Estas reacciones primarias, al margen de si deben preocuparnos o si dan risa, contrastan con el proceso en sentido contrario que ha hecho el independentismo en los últimos años. El soberanismo ha acabado siendo mayoritario en Catalunya en la medida en que ha sabido abandonar los viejos tics antiespañolistas. La manifestación de la Diada lo certificó. La independencia de Catalunya ha dejado de ser un combate contra el enemigo para pasar a ser la aspiración colectiva de un futuro ambicioso de prosperidad, justicia social y radicalidad democrática, inimaginable dentro de España. El soberanismo es ahora una expectativa de creación de un espacio definitivamente abierto e integrador para enmudecer las amenazas interesadas de fractura social. El giro ha sido tan rápido y radical que se comprende que algunos todavía no lo hayan captado, ni fuera ni dentro de Catalunya, obsesionados –por razones de supervivencia– en la exageración de los tics residuales del separatismo más periclitado.

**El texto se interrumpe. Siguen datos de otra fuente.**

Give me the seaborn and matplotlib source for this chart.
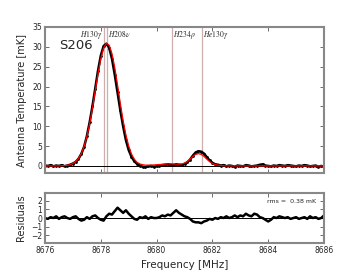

Esta es la distancia que va de entender la emancipación nacional de los catalanes como un acto de “ruptura” –como insiste en calificarlo el PSC– o de “segregación” –en términos del PP–, a verla como la vía definitiva para poder extender puentes hacia todo el mundo, y particularmente hacia España.

 

He explicado a menudo que, ya hace años, un lector de La Vanguardia me hacía notar que una posible independencia de Catalunya sería sentida por los españoles como la amputación de un brazo. Yo le respondí que tal imagen explicaba la razón de todos los malentendidos. Que los catalanes nos concebíamos como un cuerpo entero, y no como la extremidad de otro. Y que si en España hubiéramos sido reconocidos como un cuerpo entero, no habría habido ningún problema. Pero que nunca nos íbamos a considerar el apéndice de otro. Por esa razón, una Catalunya independiente no se concibe a ella misma como una amputación, sino como el resultado de la emancipación de una tutela autoritaria que le va a permitir realizarse plenamente, participando con voz propia en un mundo cada vez más colaborativo e interdependiente. Sí: paradójicamente, es la creciente interdependencia la que empuja a desear un Estado propio. ¡Al fin y al cabo, no parece que esta interdependencia que alegan en contra de nuestra emancipación haya hecho pensar ni por un momento a los españoles en renunciar su propia soberanía, sino que incluso han insistido en reclamar la de Gibraltar!

 

En España no se acaban de creer lo que ven. Unos dicen que exageramos. Otros piensan que es pura comedia para negociar con más fuerza, fenicios por naturaleza. La mayoría de los españoles –y algunos catalanes desubicados– no pueden creer que tantos catalanes quieran la independencia porque nunca han hecho el esfuerzo de entender que nuestra concepción de nación no es ni étnica ni excluyente. Se imaginan nuestro nacionalismo en imagen del suyo: “piensa el ladrón…”. Las próximas elecciones y la futura consulta les hará ser realistas y se darán cuenta del error y de la oportunidad perdida. La pedagogía que nunca quisieron escuchar, lamentarán no haberla atendido.

 

Finalmente, la metáfora del choque de trenes se habrá demostrado inadecuada. No se enfrentarán ni dos colectividades, ni dos gobiernos, ni siquiera se va a dar cancha a los partidos que querrían sacar partido de un descarrilamiento. Veremos el conflicto entre dos legitimidades. En una esquina, la de una Constitución puesta al servicio de una vieja aspiración asimilativa y no de un proyecto plurinacional. En la otra, la de la voluntad democrática de una nación que quiere contribuir modestamente pero con firmeza a participar en la construcción de un mundo mejor.